There is some logic to regional tariffs

On the surface, the regional tariffs Bessent floated may sound somewhat arbitrary, since the administration has broadly said each trade deal would be bespoke.

So, shifting to a system where countries are grouped together under blanket tariff policies risks, in some cases, throwing out the baby with the bathwater for countries whose trade practices are less disturbing to the administration.

But there is an important practicality element to it, said Keith Rockwell, a former director at the World Trade Organization who is now a senior research fellow at the Hinrich Foundation.

As it stands, there’s a highly complex classification system the United States uses to assign tariff rates to specific products. The classification system is so granular that there are over 17,000 unique tariff product codes.

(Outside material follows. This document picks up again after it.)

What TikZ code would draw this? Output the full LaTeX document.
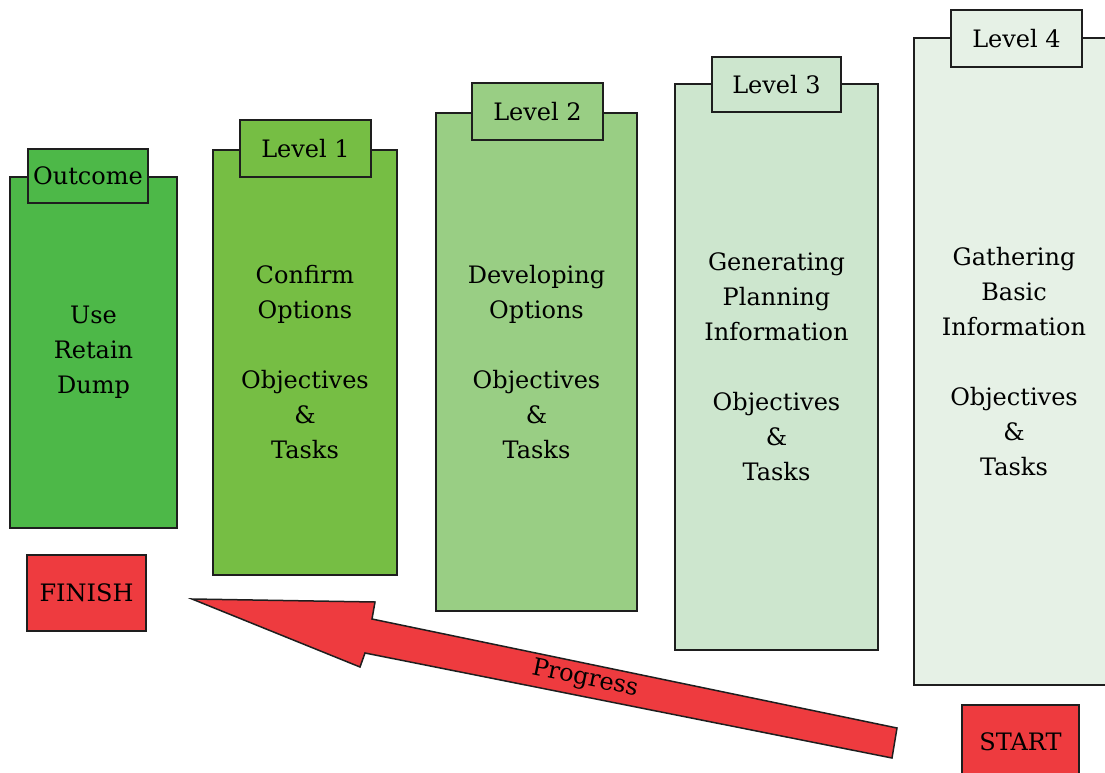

If every country the US trades with has its own unique tariff rate in addition to the product rates, there would be millions of tariff combinations, he said.

That’s why the WTO has what’s known as “Most-Favored Nation” tariff rates for its 166 member countries, which essentially is a ceiling of mutually agreed-upon import taxes, though those can vary by sector. “There’s a reason why you negotiate things on a Most-Favored Nation basis: it’s just a heck of a lot easier,” Rockwell told CNN.

Furthermore, that is why countries are often drawn to entering regional trade agreements that can simplify and lower tariff rates. Some examples involving the US include, the United-States-Mexico-Canada Agreement and the Dominican Republic–Central America Free Trade Agreement.

But grouping countries together poses another risk: It gives them more ammunition to retaliate against the United States than if the individual countries were on their own, he said.